Goals Against Average is only 2.08 over the last nine games
Over the past few seasons, Columbus Blue Jackets head coach Ken Hitchcock has made repeated references to playing hockey "the right way." The great Montreal Canadiens dynasty of the 1970s, where the talent level was high, but the hockey IQs were even higher, is the example Hitchcock uses when defining the phrase.
In its simplest form, "the right way" means tending to your own end, creating offensive opportunities off of defense and managing the puck. It's how the New Jersey Devils won their championships and how Hitchcock himself hoisted the Stanley Cup with the Dallas Stars in 1999. It's how Columbus began to play last year.
And despite the last-minute loss to the Colorado Avalanche Saturday, it's how the Jackets have generally been playing for the past couple weeks.
"We have bought in to where we were before," Hitchcock said at Saturday's skate. "This is our identity, this is what's given us all of the success last year and it's starting to come around again this year."
Columbus had allowed just six goals in the four games prior to meeting the Avalanche, the best performance obviously coming in a 1-0 shutout of the Detroit Red Wings. The Jackets earned just four points from those four games because the offense didn't come through but the attention to detail was much more to the coach's liking.
"We're just sticking to what we have to do out there, what we're told," says Raffi Torres. "It starts from the back end.
"We've been giving ourselves a chance to win games. Offensively, we have to be better but overall we've made some strides."
The commitment in their own end has been a help to the Columbus goaltending combo of Steve Mason and Mathieu Garon. Mason says that he's seeing his teammates work hard in front of the net to clear out bodies and loose pucks.
And it's making a difference.
"From a goalie's standpoint, it makes our job easier when the guys in front of you are competing hard," says Mason, who looked like he was in his rookie form turning away all 34 shots he faced in a 1-0 overtime win versus the Red Wings last week.
It's strange that the Jackets had gotten so far away from the method used to win most of their games last season. The team had established a reputation around the NHL as a dangerous club that will frustrate you and then pounce.
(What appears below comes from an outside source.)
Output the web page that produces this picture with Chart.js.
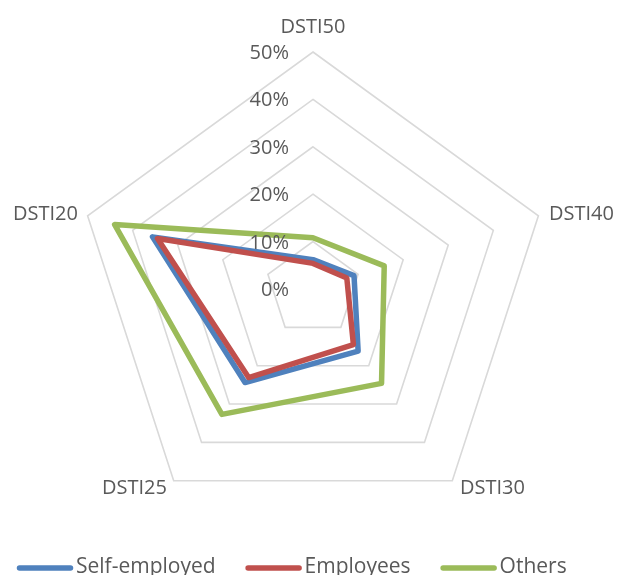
<!DOCTYPE html>
<html>
<head>
<meta charset="utf-8">
<script src="https://cdn.jsdelivr.net/npm/chart.js@4/dist/chart.umd.min.js"></script>
<style>
  html, body { margin: 0; padding: 0; background: #fff; }
  #radar { display: block; }
</style>
</head>
<body>
<canvas id="radar" width="617" height="575"></canvas>
<script>
// DSTI shares by borrower type, in percent
const categories = ['DSTI50', 'DSTI40', 'DSTI30', 'DSTI25', 'DSTI20'];
const selfEmployed = [6.2, 9.1, 16.2, 24.4, 35.6];
const employees = [5.4, 7.5, 14.5, 23.1, 34.5];
const others = [10.8, 15.8, 24.6, 32.7, 44.0];
const tickValues = [0, 10, 20, 30, 40, 50];

const textColor = '#595959';
const labelFont = '20px "Open Sans"';
const legendFont = '21px "Open Sans"';

// Office-style labels: values left of the vertical axis, names outside the rim, legend row at the bottom
const officeLabels = {
    id: 'officeLabels',
    afterDraw(chart) {
        const ctx = chart.ctx;
        const r = chart.scales.r;
        ctx.save();
        ctx.fillStyle = textColor;
        ctx.textBaseline = 'alphabetic';
        ctx.font = labelFont;

        ctx.textAlign = 'right';
        tickValues.forEach(v => {
            const y = r.yCenter - r.getDistanceFromCenterForValue(v);
            ctx.fillText(v + '%', r.xCenter - 24, y + 7);
        });

        categories.forEach((name, i) => {
            const p = r.getPointPosition(i, r.drawingArea + 8);
            const s = Math.sin(r.getIndexAngle(i));
            if (Math.abs(s) < 0.05) {
                ctx.textAlign = 'center';
                ctx.fillText(name, p.x, p.y - 11);
            } else {
                ctx.textAlign = s > 0 ? 'left' : 'right';
                ctx.fillText(name, p.x + (s > 0 ? 3 : -2), p.y + 7);
            }
        });

        // legend
        ctx.font = legendFont;
        ctx.textAlign = 'left';
        ctx.lineCap = 'round';
        ctx.lineWidth = 5.5;
        let x = 17;
        chart.data.datasets.forEach(ds => {
            ctx.strokeStyle = ds.borderColor;
            ctx.beginPath();
            ctx.moveTo(x + 2.5, 568);
            ctx.lineTo(x + 53.5, 568);
            ctx.stroke();
            ctx.fillText(ds.label, x + 59, 573);
            x += 59 + ctx.measureText(ds.label).width + 30;
        });
        ctx.restore();
    }
};

new Chart(document.getElementById('radar'), {
    type: 'radar',
    data: {
        labels: categories,
        datasets: [
            { label: 'Self-employed', data: selfEmployed, borderColor: '#4F81BD', order: 2 },
            { label: 'Employees', data: employees, borderColor: '#C0504D', order: 1 },
            { label: 'Others', data: others, borderColor: '#9BBB59', order: 0 }
        ]
    },
    options: {
        responsive: false,
        animation: false,
        devicePixelRatio: 1,
        elements: {
            line: { borderWidth: 5.5, fill: false, tension: 0, borderJoinStyle: 'round' },
            point: { radius: 0, hoverRadius: 0 }
        },
        plugins: {
            legend: { display: false },
            tooltip: { enabled: false }
        },
        scales: {
            r: {
                min: 0,
                max: 50,
                ticks: { stepSize: 10, display: false },
                grid: { color: '#D9D9D9', lineWidth: 1.6 },
                angleLines: { display: false },
                pointLabels: { display: false },
                // fixed centre and radius so the rim sits where the labels expect it
                afterFit: scale => {
                    scale.xCenter = 313;
                    scale.yCenter = 289;
                    scale.drawingArea = 237;
                }
            }
        }
    },
    plugins: [officeLabels]
});
</script>
</body>
</html>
Newcomer Chris Clark saw that firsthand the past couple seasons when Columbus faced his old team, the Washington Capitals. Clark clearly recalls the way the Jackets got under the skin of young stars like Alex Ovechkin and Nicklas Backstrom, forcing them into mistakes with grit and persistence.
"You key on them and make their life terrible on the ice, they'll get frustrated and start taking penalties," says Clark. "That's exactly what Columbus did previously.
"It's something we want to get back to here," he adds of the commitment behind their own blueline. "You have to start on the defensive side. We've very done well, letting in one or two goals a game. That's a good start."
Clark also feels that the addition of big defenseman Milan Jurcina will pay off for the Jackets, particularly in their own zone.
"He's a huge person," Clark says. "Physical, dependable back there, he can move guys out in front of the net."
While there are signs of promise, the cold reality is that Columbus is near the bottom of the Western Conference right now. Small improvements aren't enough. The players understand the need to start stringing together some wins, which will only come with a consistent effort at both ends of the rink.
"It's never too late," says Torres. "We might be at the bottom of the barrel right now, but five, six (wins), and anything's possible, especially with how tight this conference is.
"We have our work cut our for us."
Prior to the Colorado game, Mason suggested that the team's confidence was slowly returning.
"We have a ton of work to do to get to do in order to get back into the playoff race," says Mason. "Everybody in here is prepared to do the work."
The objective is to play "the right way." Columbus has 39 games remaining to prove they can do it.
"If we stay with this mindset we're going to have success," says Hitchcock. "If we get away from it, we'll be back to where we were in early December."